[Written problem]
Pull every line holding the string "that" from the records below.

[Entries supplied]
++++++++
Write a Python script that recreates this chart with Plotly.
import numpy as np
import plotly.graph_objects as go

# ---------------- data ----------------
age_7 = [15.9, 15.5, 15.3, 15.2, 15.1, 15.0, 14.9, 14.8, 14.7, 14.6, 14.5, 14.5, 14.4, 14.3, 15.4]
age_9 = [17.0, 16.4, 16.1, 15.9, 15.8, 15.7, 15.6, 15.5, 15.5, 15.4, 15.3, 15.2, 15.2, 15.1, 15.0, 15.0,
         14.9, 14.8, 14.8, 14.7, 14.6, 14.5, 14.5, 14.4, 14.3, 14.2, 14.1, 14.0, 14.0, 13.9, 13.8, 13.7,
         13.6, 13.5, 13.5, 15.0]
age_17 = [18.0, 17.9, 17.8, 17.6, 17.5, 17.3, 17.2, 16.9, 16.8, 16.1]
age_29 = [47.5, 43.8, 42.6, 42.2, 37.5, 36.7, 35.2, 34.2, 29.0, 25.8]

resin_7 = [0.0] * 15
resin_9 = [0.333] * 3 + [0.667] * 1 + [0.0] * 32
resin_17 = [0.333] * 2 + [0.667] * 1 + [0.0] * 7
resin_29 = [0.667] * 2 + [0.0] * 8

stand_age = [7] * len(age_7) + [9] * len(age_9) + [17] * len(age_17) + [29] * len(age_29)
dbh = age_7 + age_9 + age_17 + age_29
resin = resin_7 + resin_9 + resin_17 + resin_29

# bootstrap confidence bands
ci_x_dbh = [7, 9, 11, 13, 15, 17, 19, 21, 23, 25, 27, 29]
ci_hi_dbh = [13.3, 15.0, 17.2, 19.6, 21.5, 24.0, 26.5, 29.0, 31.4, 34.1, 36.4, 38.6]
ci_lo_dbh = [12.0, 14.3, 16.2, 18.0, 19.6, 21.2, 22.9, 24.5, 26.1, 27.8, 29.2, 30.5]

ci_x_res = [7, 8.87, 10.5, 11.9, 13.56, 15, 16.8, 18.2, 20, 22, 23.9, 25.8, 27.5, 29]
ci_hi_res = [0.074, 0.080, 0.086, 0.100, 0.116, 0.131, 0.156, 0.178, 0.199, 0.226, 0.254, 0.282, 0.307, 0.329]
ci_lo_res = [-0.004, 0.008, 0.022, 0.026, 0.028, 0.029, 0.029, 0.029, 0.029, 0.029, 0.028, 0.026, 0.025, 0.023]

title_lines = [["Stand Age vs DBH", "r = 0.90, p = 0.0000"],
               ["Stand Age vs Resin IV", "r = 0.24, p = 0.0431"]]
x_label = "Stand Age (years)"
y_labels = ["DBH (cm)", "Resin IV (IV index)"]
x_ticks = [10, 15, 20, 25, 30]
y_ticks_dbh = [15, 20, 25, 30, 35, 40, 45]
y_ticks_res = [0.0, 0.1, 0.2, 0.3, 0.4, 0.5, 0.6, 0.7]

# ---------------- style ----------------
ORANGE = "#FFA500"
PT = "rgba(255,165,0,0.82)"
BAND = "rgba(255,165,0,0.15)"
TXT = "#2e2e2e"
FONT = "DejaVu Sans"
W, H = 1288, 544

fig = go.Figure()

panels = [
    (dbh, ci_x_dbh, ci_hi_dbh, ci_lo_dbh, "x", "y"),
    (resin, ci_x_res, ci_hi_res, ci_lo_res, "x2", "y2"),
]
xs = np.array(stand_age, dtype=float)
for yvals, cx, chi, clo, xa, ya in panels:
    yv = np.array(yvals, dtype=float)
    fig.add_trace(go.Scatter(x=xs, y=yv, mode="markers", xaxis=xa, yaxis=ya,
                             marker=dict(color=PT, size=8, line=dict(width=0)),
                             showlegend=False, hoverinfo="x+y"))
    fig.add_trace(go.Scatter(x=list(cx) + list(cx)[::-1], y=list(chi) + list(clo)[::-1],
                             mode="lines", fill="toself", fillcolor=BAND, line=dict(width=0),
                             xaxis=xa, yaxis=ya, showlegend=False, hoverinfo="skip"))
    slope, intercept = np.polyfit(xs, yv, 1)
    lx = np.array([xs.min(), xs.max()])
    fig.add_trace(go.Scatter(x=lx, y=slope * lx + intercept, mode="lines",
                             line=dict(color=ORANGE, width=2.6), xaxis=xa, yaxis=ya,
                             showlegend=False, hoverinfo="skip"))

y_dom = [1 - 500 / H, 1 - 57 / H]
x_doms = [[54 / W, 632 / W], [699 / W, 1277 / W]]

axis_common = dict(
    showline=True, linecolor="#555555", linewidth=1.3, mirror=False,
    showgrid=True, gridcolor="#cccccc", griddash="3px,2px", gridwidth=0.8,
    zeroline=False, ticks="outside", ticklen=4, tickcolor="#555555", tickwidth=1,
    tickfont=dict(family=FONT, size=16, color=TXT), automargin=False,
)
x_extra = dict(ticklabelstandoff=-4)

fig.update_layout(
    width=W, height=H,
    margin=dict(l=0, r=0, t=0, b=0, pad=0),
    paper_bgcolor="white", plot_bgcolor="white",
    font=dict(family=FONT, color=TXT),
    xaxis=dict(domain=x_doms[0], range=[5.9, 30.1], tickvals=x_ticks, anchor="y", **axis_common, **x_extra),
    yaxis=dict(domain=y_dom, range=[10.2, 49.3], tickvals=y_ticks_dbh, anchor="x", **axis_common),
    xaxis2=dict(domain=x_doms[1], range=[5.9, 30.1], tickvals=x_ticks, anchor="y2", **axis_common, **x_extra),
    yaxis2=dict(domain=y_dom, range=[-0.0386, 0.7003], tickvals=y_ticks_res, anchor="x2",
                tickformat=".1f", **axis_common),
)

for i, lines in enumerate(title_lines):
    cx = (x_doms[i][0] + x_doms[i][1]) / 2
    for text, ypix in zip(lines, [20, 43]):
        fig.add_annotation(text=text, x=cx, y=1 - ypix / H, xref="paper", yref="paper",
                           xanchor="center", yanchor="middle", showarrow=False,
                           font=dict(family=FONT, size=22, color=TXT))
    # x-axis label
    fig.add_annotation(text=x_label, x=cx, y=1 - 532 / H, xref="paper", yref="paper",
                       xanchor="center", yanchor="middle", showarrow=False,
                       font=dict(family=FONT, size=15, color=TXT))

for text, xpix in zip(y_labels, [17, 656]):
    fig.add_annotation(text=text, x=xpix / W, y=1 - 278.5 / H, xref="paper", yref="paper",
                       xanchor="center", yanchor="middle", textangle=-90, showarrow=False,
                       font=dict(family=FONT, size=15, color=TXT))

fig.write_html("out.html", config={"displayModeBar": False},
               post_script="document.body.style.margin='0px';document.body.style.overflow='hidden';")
++++++++
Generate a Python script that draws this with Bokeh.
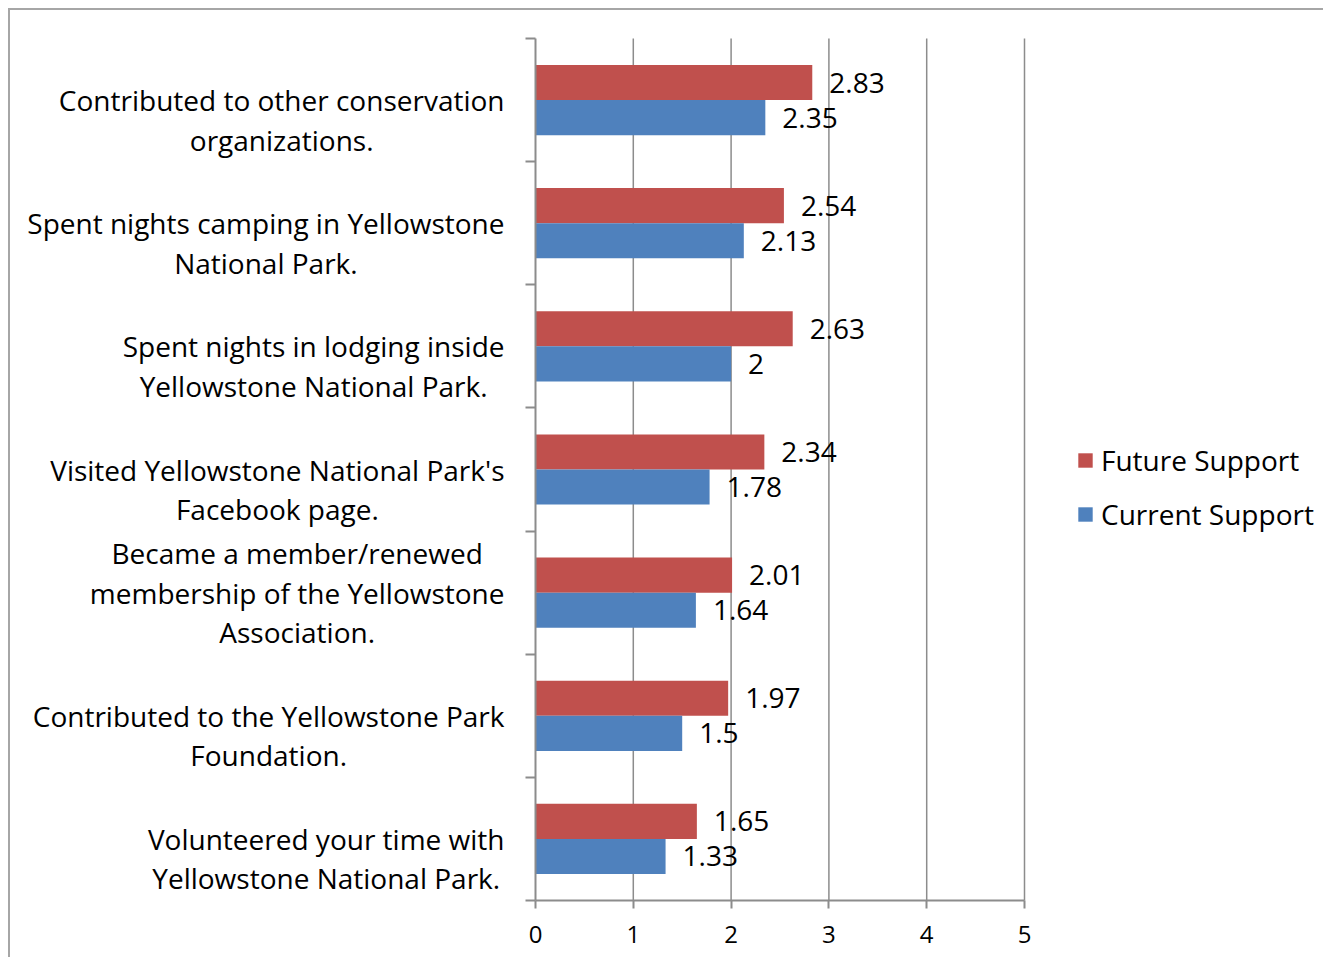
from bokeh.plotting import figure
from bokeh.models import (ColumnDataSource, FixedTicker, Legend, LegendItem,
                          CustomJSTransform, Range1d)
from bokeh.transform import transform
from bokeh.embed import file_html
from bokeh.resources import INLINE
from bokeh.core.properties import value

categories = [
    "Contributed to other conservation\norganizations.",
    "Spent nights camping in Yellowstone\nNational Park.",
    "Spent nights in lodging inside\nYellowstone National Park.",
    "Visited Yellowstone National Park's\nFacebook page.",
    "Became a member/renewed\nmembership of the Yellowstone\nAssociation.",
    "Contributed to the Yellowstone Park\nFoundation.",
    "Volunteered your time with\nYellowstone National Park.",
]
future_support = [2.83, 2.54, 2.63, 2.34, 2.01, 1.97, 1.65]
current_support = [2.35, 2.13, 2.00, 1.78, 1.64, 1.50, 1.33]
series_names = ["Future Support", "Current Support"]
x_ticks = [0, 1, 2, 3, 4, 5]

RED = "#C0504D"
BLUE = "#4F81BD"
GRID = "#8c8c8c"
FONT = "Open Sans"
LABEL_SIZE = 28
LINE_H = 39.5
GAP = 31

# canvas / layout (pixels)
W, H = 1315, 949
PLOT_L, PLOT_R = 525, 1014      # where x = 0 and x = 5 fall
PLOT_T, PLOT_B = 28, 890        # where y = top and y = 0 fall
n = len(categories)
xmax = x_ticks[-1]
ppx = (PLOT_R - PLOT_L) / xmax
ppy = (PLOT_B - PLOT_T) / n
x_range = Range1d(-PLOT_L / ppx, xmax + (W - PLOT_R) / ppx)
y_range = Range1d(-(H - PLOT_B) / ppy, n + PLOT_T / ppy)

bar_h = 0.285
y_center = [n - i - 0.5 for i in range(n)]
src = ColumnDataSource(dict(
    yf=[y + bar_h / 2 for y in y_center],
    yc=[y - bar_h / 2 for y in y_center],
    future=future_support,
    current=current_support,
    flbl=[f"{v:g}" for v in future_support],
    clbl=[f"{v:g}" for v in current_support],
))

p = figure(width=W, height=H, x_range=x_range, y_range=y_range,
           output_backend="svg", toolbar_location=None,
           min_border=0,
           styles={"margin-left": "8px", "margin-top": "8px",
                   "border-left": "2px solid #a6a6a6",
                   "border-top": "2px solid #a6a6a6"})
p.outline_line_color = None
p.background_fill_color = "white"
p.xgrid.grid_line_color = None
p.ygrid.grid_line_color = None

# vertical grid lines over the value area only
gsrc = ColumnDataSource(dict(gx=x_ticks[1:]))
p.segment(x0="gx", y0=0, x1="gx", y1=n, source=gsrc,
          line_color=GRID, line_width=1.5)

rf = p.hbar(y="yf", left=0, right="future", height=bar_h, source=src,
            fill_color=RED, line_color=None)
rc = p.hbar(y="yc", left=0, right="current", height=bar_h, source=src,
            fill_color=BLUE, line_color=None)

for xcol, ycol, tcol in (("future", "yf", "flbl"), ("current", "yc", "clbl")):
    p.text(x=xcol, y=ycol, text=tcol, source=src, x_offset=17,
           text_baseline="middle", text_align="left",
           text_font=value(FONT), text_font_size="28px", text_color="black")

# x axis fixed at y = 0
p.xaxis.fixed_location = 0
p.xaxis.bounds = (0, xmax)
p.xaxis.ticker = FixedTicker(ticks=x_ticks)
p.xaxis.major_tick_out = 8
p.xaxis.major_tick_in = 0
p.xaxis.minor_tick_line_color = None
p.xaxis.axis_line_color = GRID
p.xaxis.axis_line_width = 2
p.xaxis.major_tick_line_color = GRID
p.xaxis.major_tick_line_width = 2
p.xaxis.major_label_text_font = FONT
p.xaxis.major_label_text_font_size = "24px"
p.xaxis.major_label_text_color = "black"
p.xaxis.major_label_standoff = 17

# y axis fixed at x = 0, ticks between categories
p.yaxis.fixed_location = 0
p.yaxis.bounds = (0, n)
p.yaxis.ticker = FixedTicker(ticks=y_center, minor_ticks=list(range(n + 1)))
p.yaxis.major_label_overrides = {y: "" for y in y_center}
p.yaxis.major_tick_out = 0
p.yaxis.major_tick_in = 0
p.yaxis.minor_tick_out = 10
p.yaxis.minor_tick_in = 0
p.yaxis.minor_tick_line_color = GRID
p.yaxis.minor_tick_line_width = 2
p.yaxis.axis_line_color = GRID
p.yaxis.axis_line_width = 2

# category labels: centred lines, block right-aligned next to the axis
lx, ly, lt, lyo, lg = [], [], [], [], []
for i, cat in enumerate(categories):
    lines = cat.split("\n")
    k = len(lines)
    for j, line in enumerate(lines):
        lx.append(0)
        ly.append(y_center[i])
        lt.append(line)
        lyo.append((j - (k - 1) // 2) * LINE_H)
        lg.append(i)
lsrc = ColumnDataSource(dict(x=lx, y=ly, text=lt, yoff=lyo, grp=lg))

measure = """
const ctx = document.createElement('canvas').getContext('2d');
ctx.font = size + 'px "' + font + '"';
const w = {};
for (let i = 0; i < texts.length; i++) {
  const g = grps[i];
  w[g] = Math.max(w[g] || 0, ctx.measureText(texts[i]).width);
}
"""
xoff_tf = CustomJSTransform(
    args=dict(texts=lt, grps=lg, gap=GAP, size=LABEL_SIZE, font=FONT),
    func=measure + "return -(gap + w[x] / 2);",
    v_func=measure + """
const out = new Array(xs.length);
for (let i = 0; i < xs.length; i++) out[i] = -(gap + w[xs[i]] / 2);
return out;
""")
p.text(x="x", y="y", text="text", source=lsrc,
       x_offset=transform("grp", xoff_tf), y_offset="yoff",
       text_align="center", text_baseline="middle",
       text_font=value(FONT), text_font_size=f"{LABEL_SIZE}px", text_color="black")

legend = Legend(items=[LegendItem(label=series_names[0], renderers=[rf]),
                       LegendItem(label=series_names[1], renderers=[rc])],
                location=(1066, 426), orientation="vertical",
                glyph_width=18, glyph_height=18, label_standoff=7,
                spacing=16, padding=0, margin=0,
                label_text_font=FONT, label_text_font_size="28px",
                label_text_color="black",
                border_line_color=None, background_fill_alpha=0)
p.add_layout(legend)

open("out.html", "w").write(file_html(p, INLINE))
++++++++
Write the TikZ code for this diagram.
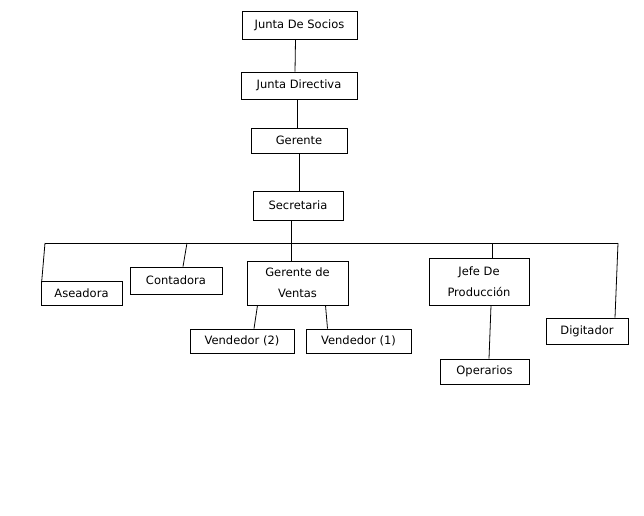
++++++++
[Answer for the task]
Write a Python script that recreates this chart with Plotly.
Generate a Python script that draws this with Bokeh.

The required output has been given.